— START —
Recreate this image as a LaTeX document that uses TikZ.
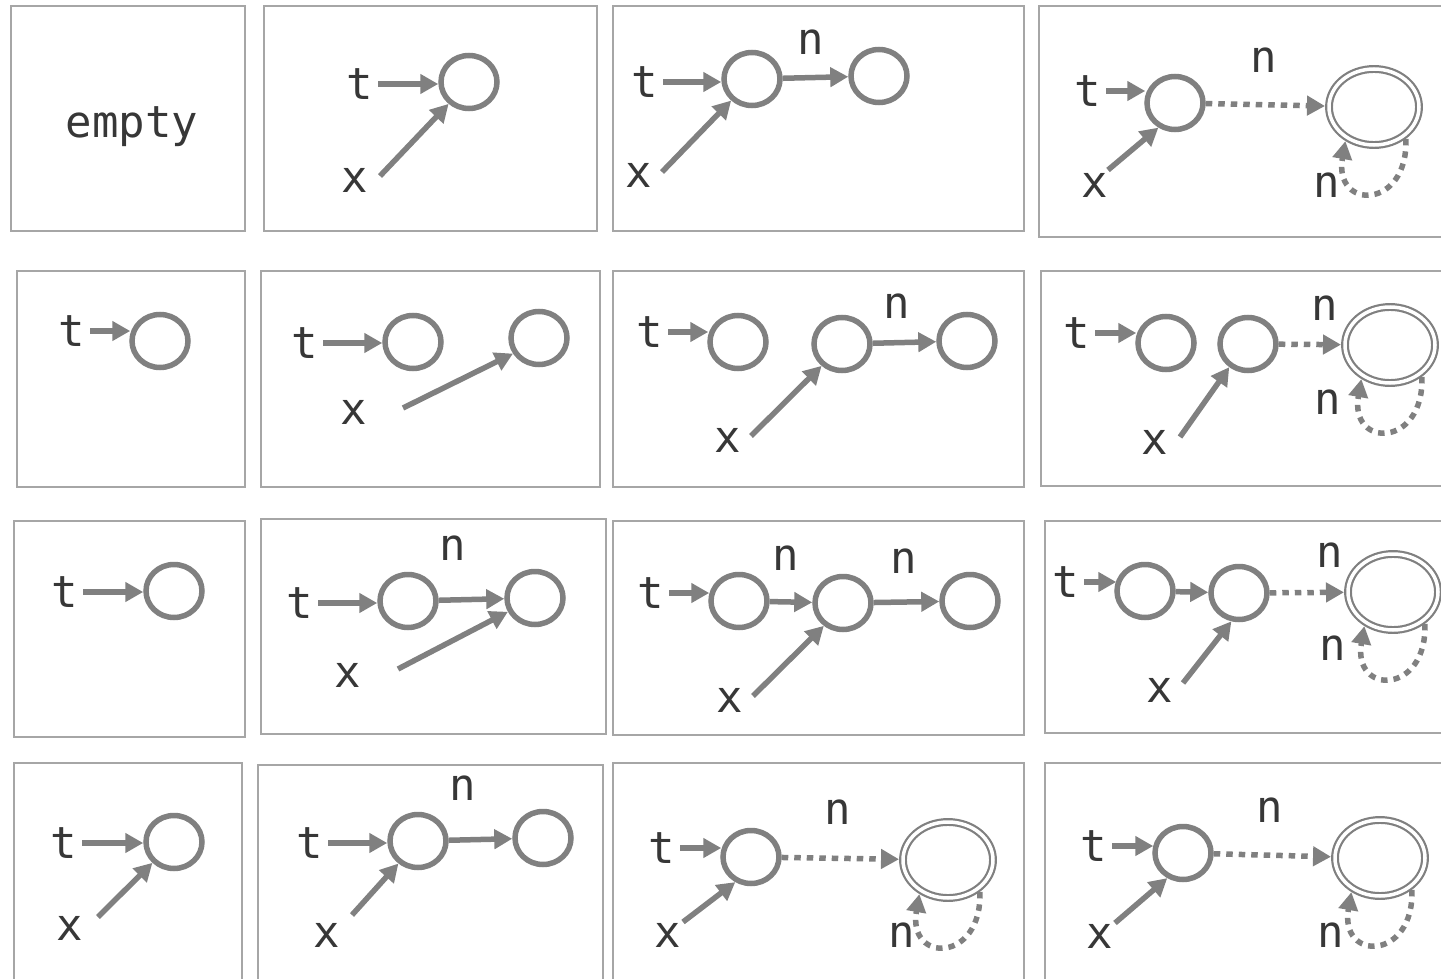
\documentclass[tikz,border=0pt]{standalone}
\usepackage{fontspec}
\usepackage{xcolor}
\usepackage{tikz}
\usetikzlibrary{arrows.meta,positioning,shapes.geometric}
\newfontfamily\DiagramMono{DejaVu Sans Mono}
\definecolor{FrameGray} {RGB}{166, 166, 166}
\definecolor{EdgeGray}  {RGB}{128, 128, 128}
\definecolor{LabelDark} {RGB}{ 55,  55,  55}
\tikzset{
  panel/.style={draw=FrameGray, line width=2pt},
  stnode/.style={ellipse, draw=EdgeGray, line width=5.5pt,
                 minimum width=56pt, minimum height=53pt, inner sep=0pt},
  acnode/.style={ellipse, draw=EdgeGray, line width=2.2pt,
                 double=white, double distance=3.5pt, outer sep=4pt,
                 minimum width=90pt, minimum height=76pt, inner sep=0pt},
  lbl/.style={text=LabelDark, inner sep=0pt,
              font=\fontsize{44}{44}\selectfont\DiagramMono},
  edge/.style={draw=EdgeGray, line width=5.5pt,
               -{Triangle[length=18pt,width=19pt]}},
  tin/.style={edge, shorten <=5pt},
  dotedge/.style={edge, dash pattern=on 6.5pt off 6pt},
  selfloop/.style={dotedge, out=-88, in=-100, looseness=3},
}

\begin{document}
\begin{tikzpicture}[x=1pt,y=-1pt]
  \useasboundingbox (0,0) rectangle (1441,979);

  % ---- Row 1 ----
  \draw[panel] (11,6) rectangle (245,231);
  \node[lbl] (aE) at (132,127) {empty};

  \draw[panel] (264,6) rectangle (597,231);
  \node[stnode] (b1) at (469,82) {};
  \node[lbl] (bT) at (360,84) {t};
  \node[lbl] (bX) at (355,180) {x};
  \draw[tin] (bT.east) -- (bT.east -| b1.west);
  \draw[edge] ([shift={(25,-4)}]bX.center) -- (b1.227);

  \draw[panel] (613,6) rectangle (1024,231);
  \node[stnode] (c1) at (752,79) {};
  \node[stnode] (c2) at (879,76) {};
  \node[lbl] (cT) at (645,82) {t};
  \node[lbl] (cX) at (639,175) {x};
  \node[lbl] (cN) at (811,42) {n};
  \draw[tin] (cT.east) -- (cT.east -| c1.west);
  \draw[edge] (c1) -- (c2);
  \draw[edge] ([shift={(23,-3)}]cX.center) -- (c1.226);

  \draw[panel] (1039,6) rectangle (1460,237);
  \node[stnode] (d1) at (1175,103) {};
  \node[acnode] (dA) at (1374,107) {};
  \node[lbl] (dT) at (1088,91) {t};
  \node[lbl] (dX) at (1095,185) {x};
  \node[lbl] (dN) at (1264,60) {n};
  \node[lbl] (dL) at (1327,185) {n};
  \draw[tin] (dT.east) -- ([xshift=1pt]dT.east -| d1.west);
  \draw[dotedge] (d1) -- (dA);
  \draw[selfloop] (dA.-45) to (dA.-130);
  \draw[edge] ([shift={(13,-15)}]dX.center) -- (d1.236);

  % ---- Row 2 ----
  \draw[panel] (17,271) rectangle (245,487);
  \node[stnode] (e1) at (160,341) {};
  \node[lbl] (eT) at (72,331) {t};
  \draw[tin] (eT.east) -- ([xshift=1pt]eT.east -| e1.west);

  \draw[panel] (261,271) rectangle (600,487);
  \node[stnode] (f1) at (413,342) {};
  \node[stnode] (f2) at (539,338) {};
  \node[lbl] (fT) at (305,343) {t};
  \node[lbl] (fX) at (354,412) {x};
  \draw[tin] (fT.east) -- (fT.east -| f1.west);
  \draw[edge] ([shift={(49,-4)}]fX.center) -- (f2.211);

  \draw[panel] (613,271) rectangle (1024,487);
  \node[stnode] (g1) at (738,342) {};
  \node[stnode] (g2) at (842,344) {};
  \node[stnode] (g3) at (967,341) {};
  \node[lbl] (gT) at (650,332) {t};
  \node[lbl] (gX) at (728,440) {x};
  \node[lbl] (gN) at (897,306) {n};
  \draw[tin] (gT.east) -- ([xshift=1pt]gT.east -| g1.west);
  \draw[edge] (g2) -- (g3);
  \draw[edge] ([shift={(23,-4)}]gX.center) -- (g2.227);

  \draw[panel] (1041,271) rectangle (1460,486);
  \node[stnode] (h1) at (1166,343) {};
  \node[stnode] (h2) at (1248,344) {};
  \node[acnode] (hA) at (1390,345) {};
  \node[lbl] (hT) at (1077,333) {t};
  \node[lbl] (hX) at (1155,442) {x};
  \node[lbl] (hN) at (1325,308) {n};
  \node[lbl] (hL) at (1328,402) {n};
  \draw[tin] (hT.east) -- ([xshift=1pt]hT.east -| h1.west);
  \draw[dotedge] (h2) -- (hA);
  \draw[selfloop] (hA.-45) to (hA.-130);
  \draw[edge] ([shift={(25,-5)}]hX.center) -- (h2.231);

  % ---- Row 3 ----
  \draw[panel] (14,521) rectangle (245,737);
  \node[stnode] (i1) at (174,591) {};
  \node[lbl] (iT) at (65,592) {t};
  \draw[tin] (iT.east) -- (iT.east -| i1.west);

  \draw[panel] (261,519) rectangle (606,734);
  \node[stnode] (j1) at (408,601) {};
  \node[stnode] (j2) at (535,598) {};
  \node[lbl] (jT) at (300,603) {t};
  \node[lbl] (jX) at (348,675) {x};
  \node[lbl] (jN) at (453,548) {n};
  \draw[tin] (jT.east) -- (jT.east -| j1.west);
  \draw[edge] (j1) -- (j2);
  \draw[edge] ([shift={(50,-6)}]jX.center) -- (j2.207);

  \draw[panel] (613,521) rectangle (1024,735);
  \node[stnode] (k1) at (739,601) {};
  \node[stnode] (k2) at (843,603) {};
  \node[stnode] (k3) at (970,601) {};
  \node[lbl] (kT) at (651,593) {t};
  \node[lbl] (kX) at (730,700) {x};
  \node[lbl] (kN) at (786,558) {n};
  \node[lbl] (kM) at (904,561) {n};
  \draw[tin] (kT.east) -- ([xshift=1pt]kT.east -| k1.west);
  \draw[edge] (k1) -- (k2);
  \draw[edge] (k2) -- (k3);
  \draw[edge] ([shift={(23,-4)}]kX.center) -- (k2.230);

  \draw[panel] (1045,521) rectangle (1460,733);
  \node[stnode] (l1) at (1145,591) {};
  \node[stnode] (l2) at (1239,593) {};
  \node[acnode] (lA) at (1393,592) {};
  \node[lbl] (lT) at (1066,582) {t};
  \node[lbl] (lX) at (1160,690) {x};
  \node[lbl] (lN) at (1330,555) {n};
  \node[lbl] (lL) at (1333,648) {n};
  \draw[tin] (lT.east) -- ([xshift=2pt]lT.east -| l1.west);
  \draw[edge] (l1) -- (l2);
  \draw[dotedge] (l2) -- (lA);
  \draw[selfloop] (lA.-45) to (lA.-130);
  \draw[edge] ([shift={(23,-7)}]lX.center) -- (l2.255);

  % ---- Row 4 ----
  \draw[panel] (14,763) rectangle (242,995);
  \node[stnode] (m1) at (174,842) {};
  \node[lbl] (mT) at (64,843) {t};
  \node[lbl] (mX) at (70,928) {x};
  \draw[tin] (mT.east) -- (mT.east -| m1.west);
  \draw[edge] ([shift={(28,-11)}]mX.center) -- (m1.224);

  \draw[panel] (258,765) rectangle (603,995);
  \node[stnode] (o1) at (418,841) {};
  \node[stnode] (o2) at (543,838) {};
  \node[lbl] (oT) at (310,843) {t};
  \node[lbl] (oX) at (327,935) {x};
  \node[lbl] (oN) at (463,788) {n};
  \draw[tin] (oT.east) -- (oT.east -| o1.west);
  \draw[edge] (o1) -- (o2);
  \draw[edge] ([shift={(25,-20)}]oX.center) -- (o1.229);

  \draw[panel] (613,763) rectangle (1024,995);
  \node[stnode] (p1) at (751,857) {};
  \node[acnode] (pA) at (948,860) {};
  \node[lbl] (pT) at (662,848) {t};
  \node[lbl] (pX) at (668,935) {x};
  \node[lbl] (pN) at (838,812) {n};
  \node[lbl] (pL) at (902,935) {n};
  \draw[tin] (pT.east) -- ([xshift=1pt]pT.east -| p1.west);
  \draw[dotedge] (p1) -- (pA);
  \draw[selfloop] (pA.-45) to (pA.-130);
  \draw[edge] ([shift={(15,-13)}]pX.center) -- (p1.238);

  \draw[panel] (1045,763) rectangle (1460,995);
  \node[stnode] (q1) at (1183,853) {};
  \node[acnode] (qA) at (1380,858) {};
  \node[lbl] (qT) at (1094,846) {t};
  \node[lbl] (qX) at (1100,936) {x};
  \node[lbl] (qN) at (1270,810) {n};
  \node[lbl] (qL) at (1331,935) {n};
  \draw[tin] (qT.east) -- ([xshift=1pt]qT.east -| q1.west);
  \draw[dotedge] (q1) -- (qA);
  \draw[selfloop] (qA.-45) to (qA.-130);
  \draw[edge] ([shift={(15,-13)}]qX.center) -- (q1.238);
\end{tikzpicture}
\end{document}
— END —
> Exercise description:
Return nothing but the lines running from the start of the data to the line with "(aE) at (132,127)", please, both ends included and no pictures.

> Answer in full:
Recreate this image as a LaTeX document that uses TikZ.
\documentclass[tikz,border=0pt]{standalone}
\usepackage{fontspec}
\usepackage{xcolor}
\usepackage{tikz}
\usetikzlibrary{arrows.meta,positioning,shapes.geometric}
\newfontfamily\DiagramMono{DejaVu Sans Mono}
\definecolor{FrameGray} {RGB}{166, 166, 166}
\definecolor{EdgeGray}  {RGB}{128, 128, 128}
\definecolor{LabelDark} {RGB}{ 55,  55,  55}
\tikzset{
  panel/.style={draw=FrameGray, line width=2pt},
  stnode/.style={ellipse, draw=EdgeGray, line width=5.5pt,
                 minimum width=56pt, minimum height=53pt, inner sep=0pt},
  acnode/.style={ellipse, draw=EdgeGray, line width=2.2pt,
                 double=white, double distance=3.5pt, outer sep=4pt,
                 minimum width=90pt, minimum height=76pt, inner sep=0pt},
  lbl/.style={text=LabelDark, inner sep=0pt,
              font=\fontsize{44}{44}\selectfont\DiagramMono},
  edge/.style={draw=EdgeGray, line width=5.5pt,
               -{Triangle[length=18pt,width=19pt]}},
  tin/.style={edge, shorten <=5pt},
  dotedge/.style={edge, dash pattern=on 6.5pt off 6pt},
  selfloop/.style={dotedge, out=-88, in=-100, looseness=3},
}

\begin{document}
\begin{tikzpicture}[x=1pt,y=-1pt]
  \useasboundingbox (0,0) rectangle (1441,979);

  % ---- Row 1 ----
  \draw[panel] (11,6) rectangle (245,231);
  \node[lbl] (aE) at (132,127) {empty};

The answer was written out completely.